### [DATA PROVIDED]
++++++++++

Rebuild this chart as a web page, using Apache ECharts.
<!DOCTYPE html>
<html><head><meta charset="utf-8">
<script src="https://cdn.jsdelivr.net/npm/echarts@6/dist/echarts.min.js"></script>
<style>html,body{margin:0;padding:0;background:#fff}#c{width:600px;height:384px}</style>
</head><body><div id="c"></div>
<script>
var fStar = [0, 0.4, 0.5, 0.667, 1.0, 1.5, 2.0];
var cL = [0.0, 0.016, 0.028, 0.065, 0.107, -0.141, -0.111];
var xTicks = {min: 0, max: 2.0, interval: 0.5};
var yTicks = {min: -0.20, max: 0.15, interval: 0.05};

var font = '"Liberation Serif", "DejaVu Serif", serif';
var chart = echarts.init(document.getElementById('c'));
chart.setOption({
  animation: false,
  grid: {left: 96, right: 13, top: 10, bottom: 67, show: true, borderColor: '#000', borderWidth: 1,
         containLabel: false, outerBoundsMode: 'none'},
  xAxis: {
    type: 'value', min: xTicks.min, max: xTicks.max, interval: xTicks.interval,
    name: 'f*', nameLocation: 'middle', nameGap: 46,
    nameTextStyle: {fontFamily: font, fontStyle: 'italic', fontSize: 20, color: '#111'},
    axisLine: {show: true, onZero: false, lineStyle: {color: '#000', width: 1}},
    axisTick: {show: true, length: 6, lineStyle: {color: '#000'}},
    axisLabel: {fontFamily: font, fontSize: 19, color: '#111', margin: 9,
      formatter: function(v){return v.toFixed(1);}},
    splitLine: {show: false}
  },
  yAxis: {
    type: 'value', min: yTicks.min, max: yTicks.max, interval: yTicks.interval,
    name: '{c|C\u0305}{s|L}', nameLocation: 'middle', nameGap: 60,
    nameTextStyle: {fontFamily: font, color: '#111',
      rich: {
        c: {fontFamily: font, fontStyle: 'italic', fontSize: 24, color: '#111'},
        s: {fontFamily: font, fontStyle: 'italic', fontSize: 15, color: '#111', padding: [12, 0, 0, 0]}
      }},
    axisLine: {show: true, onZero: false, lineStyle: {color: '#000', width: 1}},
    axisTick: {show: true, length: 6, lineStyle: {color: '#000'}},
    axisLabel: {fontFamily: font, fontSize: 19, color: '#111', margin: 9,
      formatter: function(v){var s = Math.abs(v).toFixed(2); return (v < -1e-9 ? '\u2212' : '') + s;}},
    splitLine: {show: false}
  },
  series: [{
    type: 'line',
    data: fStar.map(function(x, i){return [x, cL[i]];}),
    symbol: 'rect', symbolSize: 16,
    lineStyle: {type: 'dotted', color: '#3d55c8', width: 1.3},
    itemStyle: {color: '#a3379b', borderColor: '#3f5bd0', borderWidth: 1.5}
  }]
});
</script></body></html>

++++++++++

### [EXERCISE DESCRIPTION]
Output the complete data exactly as written.

### [WRITTEN SOLUTION]
Rebuild this chart as a web page, using Apache ECharts.
<!DOCTYPE html>
<html><head><meta charset="utf-8">
<script src="https://cdn.jsdelivr.net/npm/echarts@6/dist/echarts.min.js"></script>
<style>html,body{margin:0;padding:0;background:#fff}#c{width:600px;height:384px}</style>
</head><body><div id="c"></div>
<script>
var fStar = [0, 0.4, 0.5, 0.667, 1.0, 1.5, 2.0];
var cL = [0.0, 0.016, 0.028, 0.065, 0.107, -0.141, -0.111];
var xTicks = {min: 0, max: 2.0, interval: 0.5};
var yTicks = {min: -0.20, max: 0.15, interval: 0.05};

var font = '"Liberation Serif", "DejaVu Serif", serif';
var chart = echarts.init(document.getElementById('c'));
chart.setOption({
  animation: false,
  grid: {left: 96, right: 13, top: 10, bottom: 67, show: true, borderColor: '#000', borderWidth: 1,
         containLabel: false, outerBoundsMode: 'none'},
  xAxis: {
    type: 'value', min: xTicks.min, max: xTicks.max, interval: xTicks.interval,
    name: 'f*', nameLocation: 'middle', nameGap: 46,
    nameTextStyle: {fontFamily: font, fontStyle: 'italic', fontSize: 20, color: '#111'},
    axisLine: {show: true, onZero: false, lineStyle: {color: '#000', width: 1}},
    axisTick: {show: true, length: 6, lineStyle: {color: '#000'}},
    axisLabel: {fontFamily: font, fontSize: 19, color: '#111', margin: 9,
      formatter: function(v){return v.toFixed(1);}},
    splitLine: {show: false}
  },
  yAxis: {
    type: 'value', min: yTicks.min, max: yTicks.max, interval: yTicks.interval,
    name: '{c|C\u0305}{s|L}', nameLocation: 'middle', nameGap: 60,
    nameTextStyle: {fontFamily: font, color: '#111',
      rich: {
        c: {fontFamily: font, fontStyle: 'italic', fontSize: 24, color: '#111'},
        s: {fontFamily: font, fontStyle: 'italic', fontSize: 15, color: '#111', padding: [12, 0, 0, 0]}
      }},
    axisLine: {show: true, onZero: false, lineStyle: {color: '#000', width: 1}},
    axisTick: {show: true, length: 6, lineStyle: {color: '#000'}},
    axisLabel: {fontFamily: font, fontSize: 19, color: '#111', margin: 9,
      formatter: function(v){var s = Math.abs(v).toFixed(2); return (v < -1e-9 ? '\u2212' : '') + s;}},
    splitLine: {show: false}
  },
  series: [{
    type: 'line',
    data: fStar.map(function(x, i){return [x, cL[i]];}),
    symbol: 'rect', symbolSize: 16,
    lineStyle: {type: 'dotted', color: '#3d55c8', width: 1.3},
    itemStyle: {color: '#a3379b', borderColor: '#3f5bd0', borderWidth: 1.5}
  }]
});
</script></body></html>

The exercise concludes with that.